## START

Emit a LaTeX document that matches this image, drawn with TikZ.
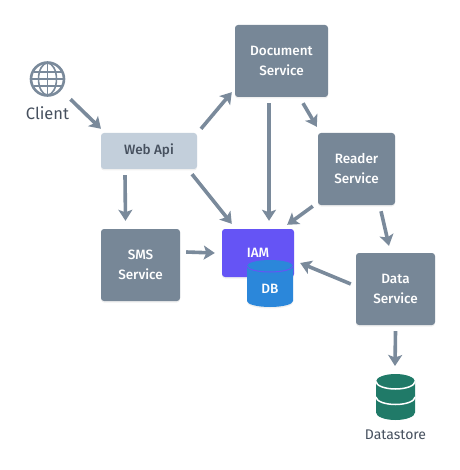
\documentclass[tikz,border=0pt]{standalone}
\usepackage{fontspec}
\setmainfont{Fira Sans}[UprightFont=* Medium]
\newfontfamily\labelfont{Fira Sans}
\usepackage{xcolor}
\usetikzlibrary{arrows.meta, shadows, calc}

\definecolor{svcgray}{HTML}{778797}
\definecolor{apigray}{HTML}{C3CFDB}
\definecolor{linegray}{HTML}{7A8A9B}
\definecolor{inkgray}{HTML}{46505E}
\definecolor{iampurple}{HTML}{6554F5}
\definecolor{dbblue}{HTML}{2B87DA}
\definecolor{storegreen}{HTML}{207A68}

\tikzset{
	softshadow/.style = {drop shadow={opacity=0.12, shadow xshift=0pt, shadow yshift=-1.5pt}},
	svcbox/.style = {rectangle, rounded corners=3pt, fill=svcgray, text=white, softshadow, align=center,
		inner sep=0pt, font=\fontsize{13.5}{20}\selectfont},
	arrow/.style = {arrows = {-Stealth[length=11pt, width=14pt, inset=2.5pt]}, line width=3.6pt, linegray},
	bandarc/.style = {start angle=180, end angle=360, x radius=#1}
}

\begin{document}
\begin{tikzpicture}[x=1pt, y=-1pt]
	\useasboundingbox (0,0) rectangle (459,470);

	% services
	\node (doc) [svcbox, minimum width=93pt, minimum height=72pt] at (281.5,61) {Document\\Service};
	\node (reader) [svcbox, minimum width=77pt, minimum height=72pt] at (356.5,169) {Reader\\Service};
	\node (sms) [svcbox, minimum width=79pt, minimum height=72pt] at (140.5,265) {SMS\\Service};
	\node (data) [svcbox, minimum width=79pt, minimum height=72pt] at (395.5,289) {Data\\Service};
	\node (webapi) [svcbox, fill=apigray, text=inkgray, minimum width=96pt, minimum height=36pt] at (149,151) {Web Api};

	% IAM and its database
	\node (iam) [svcbox, fill=iampurple, minimum width=72pt, minimum height=48pt] at (258,253) {IAM};
	\fill [dbblue, softshadow] (247,266) -- (247,301) arc [bandarc=23pt, y radius=6pt] -- (293,266)
		arc [start angle=0, end angle=180, x radius=23pt, y radius=6pt] -- cycle;
	\draw [iampurple, line width=1pt] (247,266) arc [bandarc=23pt, y radius=6pt];
	\node (db) [text=white, inner sep=0pt, font=\fontsize{13.5}{20}\selectfont] at (270,289) {DB};

	% client
	\node (globe) [circle, draw=linegray, line width=2.6pt, minimum size=33pt, inner sep=0pt] at (47.5,79) {};
	\draw [linegray, line width=1.6pt] (globe.north) -- (globe.south)
		(globe.west) -- (globe.east)
		($(globe.center)+(-14,-7)$) -- ($(globe.center)+(14,-7)$)
		($(globe.center)+(-14,7)$) -- ($(globe.center)+(14,7)$);
	\draw [linegray, line width=1.6pt] (globe.center) ellipse [x radius=9pt, y radius=16pt];
	\node (client) [text=inkgray, inner sep=0pt, font=\labelfont\fontsize{16.5}{18}\selectfont] at (47.5,113) {Client};

	% datastore
	\fill [storegreen] (376,381.5) -- (376,412.5) arc [bandarc=19.5pt, y radius=7.5pt] -- (415,381.5)
		arc [start angle=0, end angle=180, x radius=19.5pt, y radius=7.5pt] -- cycle;
	\draw [white, line width=1.5pt] (376,381.5) arc [bandarc=19.5pt, y radius=7.5pt];
	\draw [white, line width=1.5pt] (376,397) arc [bandarc=19.5pt, y radius=7.5pt];
	\coordinate (store) at (395,374);
	\node (storelabel) [text=inkgray, inner sep=0pt, font=\labelfont\fontsize{14}{16}\selectfont] at (395.5,435) {Datastore};

	% arrows
	\draw [arrow] ([xshift=23pt,yshift=7pt]client.north) -- ([xshift=-48pt,yshift=4pt]webapi.north);
	\draw [arrow] ([xshift=52pt,yshift=4pt]webapi.north) -- ([xshift=-3pt,yshift=5pt]doc.south west);
	\draw [arrow] ([xshift=-24pt,yshift=-6pt]webapi.south) -- ([xshift=-15pt,yshift=8pt]sms.north);
	\draw [arrow] ([xshift=43pt,yshift=-5pt]webapi.south) -- ([xshift=10pt,yshift=5pt]iam.north west);
	\draw [arrow] ([xshift=-12.5pt,yshift=-6pt]doc.south) -- ([xshift=11pt,yshift=8pt]iam.north);
	\draw [arrow] ([xshift=21.5pt,yshift=-6pt]doc.south) -- ([xshift=-1pt,yshift=6pt]reader.north west);
	\draw [arrow] ([xshift=-5pt,yshift=-1pt]reader.south west) -- ([xshift=-7pt,yshift=4pt]iam.north east);
	\draw [arrow] ([xshift=24.5pt,yshift=-6pt]reader.south) -- ([xshift=-6.5pt,yshift=7pt]data.north);
	\draw [arrow] ([xshift=6pt,yshift=13pt]sms.east) -- ([xshift=-7pt]iam.west);
	\draw [arrow] ([xshift=-5pt,yshift=5pt]data.west) -- ([xshift=6pt,yshift=-10pt]iam.east);
	\draw [arrow] ([yshift=-6pt]data.south) -- ([yshift=8pt]store);
\end{tikzpicture}
\end{document}
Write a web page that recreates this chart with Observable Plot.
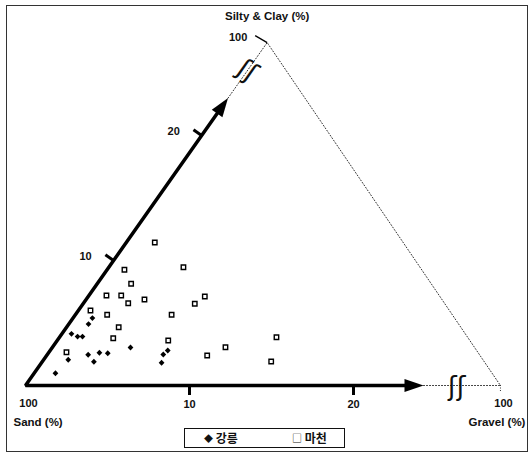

## END

Your instructions: Without including any picture, repeat the data exactly.

Output:
Emit a LaTeX document that matches this image, drawn with TikZ.
\documentclass[tikz,border=0pt]{standalone}
\usepackage{fontspec}
\setmainfont{Fira Sans}[UprightFont=* Medium]
\newfontfamily\labelfont{Fira Sans}
\usepackage{xcolor}
\usetikzlibrary{arrows.meta, shadows, calc}

\definecolor{svcgray}{HTML}{778797}
\definecolor{apigray}{HTML}{C3CFDB}
\definecolor{linegray}{HTML}{7A8A9B}
\definecolor{inkgray}{HTML}{46505E}
\definecolor{iampurple}{HTML}{6554F5}
\definecolor{dbblue}{HTML}{2B87DA}
\definecolor{storegreen}{HTML}{207A68}

\tikzset{
	softshadow/.style = {drop shadow={opacity=0.12, shadow xshift=0pt, shadow yshift=-1.5pt}},
	svcbox/.style = {rectangle, rounded corners=3pt, fill=svcgray, text=white, softshadow, align=center,
		inner sep=0pt, font=\fontsize{13.5}{20}\selectfont},
	arrow/.style = {arrows = {-Stealth[length=11pt, width=14pt, inset=2.5pt]}, line width=3.6pt, linegray},
	bandarc/.style = {start angle=180, end angle=360, x radius=#1}
}

\begin{document}
\begin{tikzpicture}[x=1pt, y=-1pt]
	\useasboundingbox (0,0) rectangle (459,470);

	% services
	\node (doc) [svcbox, minimum width=93pt, minimum height=72pt] at (281.5,61) {Document\\Service};
	\node (reader) [svcbox, minimum width=77pt, minimum height=72pt] at (356.5,169) {Reader\\Service};
	\node (sms) [svcbox, minimum width=79pt, minimum height=72pt] at (140.5,265) {SMS\\Service};
	\node (data) [svcbox, minimum width=79pt, minimum height=72pt] at (395.5,289) {Data\\Service};
	\node (webapi) [svcbox, fill=apigray, text=inkgray, minimum width=96pt, minimum height=36pt] at (149,151) {Web Api};

	% IAM and its database
	\node (iam) [svcbox, fill=iampurple, minimum width=72pt, minimum height=48pt] at (258,253) {IAM};
	\fill [dbblue, softshadow] (247,266) -- (247,301) arc [bandarc=23pt, y radius=6pt] -- (293,266)
		arc [start angle=0, end angle=180, x radius=23pt, y radius=6pt] -- cycle;
	\draw [iampurple, line width=1pt] (247,266) arc [bandarc=23pt, y radius=6pt];
	\node (db) [text=white, inner sep=0pt, font=\fontsize{13.5}{20}\selectfont] at (270,289) {DB};

	% client
	\node (globe) [circle, draw=linegray, line width=2.6pt, minimum size=33pt, inner sep=0pt] at (47.5,79) {};
	\draw [linegray, line width=1.6pt] (globe.north) -- (globe.south)
		(globe.west) -- (globe.east)
		($(globe.center)+(-14,-7)$) -- ($(globe.center)+(14,-7)$)
		($(globe.center)+(-14,7)$) -- ($(globe.center)+(14,7)$);
	\draw [linegray, line width=1.6pt] (globe.center) ellipse [x radius=9pt, y radius=16pt];
	\node (client) [text=inkgray, inner sep=0pt, font=\labelfont\fontsize{16.5}{18}\selectfont] at (47.5,113) {Client};

	% datastore
	\fill [storegreen] (376,381.5) -- (376,412.5) arc [bandarc=19.5pt, y radius=7.5pt] -- (415,381.5)
		arc [start angle=0, end angle=180, x radius=19.5pt, y radius=7.5pt] -- cycle;
	\draw [white, line width=1.5pt] (376,381.5) arc [bandarc=19.5pt, y radius=7.5pt];
	\draw [white, line width=1.5pt] (376,397) arc [bandarc=19.5pt, y radius=7.5pt];
	\coordinate (store) at (395,374);
	\node (storelabel) [text=inkgray, inner sep=0pt, font=\labelfont\fontsize{14}{16}\selectfont] at (395.5,435) {Datastore};

	% arrows
	\draw [arrow] ([xshift=23pt,yshift=7pt]client.north) -- ([xshift=-48pt,yshift=4pt]webapi.north);
	\draw [arrow] ([xshift=52pt,yshift=4pt]webapi.north) -- ([xshift=-3pt,yshift=5pt]doc.south west);
	\draw [arrow] ([xshift=-24pt,yshift=-6pt]webapi.south) -- ([xshift=-15pt,yshift=8pt]sms.north);
	\draw [arrow] ([xshift=43pt,yshift=-5pt]webapi.south) -- ([xshift=10pt,yshift=5pt]iam.north west);
	\draw [arrow] ([xshift=-12.5pt,yshift=-6pt]doc.south) -- ([xshift=11pt,yshift=8pt]iam.north);
	\draw [arrow] ([xshift=21.5pt,yshift=-6pt]doc.south) -- ([xshift=-1pt,yshift=6pt]reader.north west);
	\draw [arrow] ([xshift=-5pt,yshift=-1pt]reader.south west) -- ([xshift=-7pt,yshift=4pt]iam.north east);
	\draw [arrow] ([xshift=24.5pt,yshift=-6pt]reader.south) -- ([xshift=-6.5pt,yshift=7pt]data.north);
	\draw [arrow] ([xshift=6pt,yshift=13pt]sms.east) -- ([xshift=-7pt]iam.west);
	\draw [arrow] ([xshift=-5pt,yshift=5pt]data.west) -- ([xshift=6pt,yshift=-10pt]iam.east);
	\draw [arrow] ([yshift=-6pt]data.south) -- ([yshift=8pt]store);
\end{tikzpicture}
\end{document}
Write a web page that recreates this chart with Observable Plot.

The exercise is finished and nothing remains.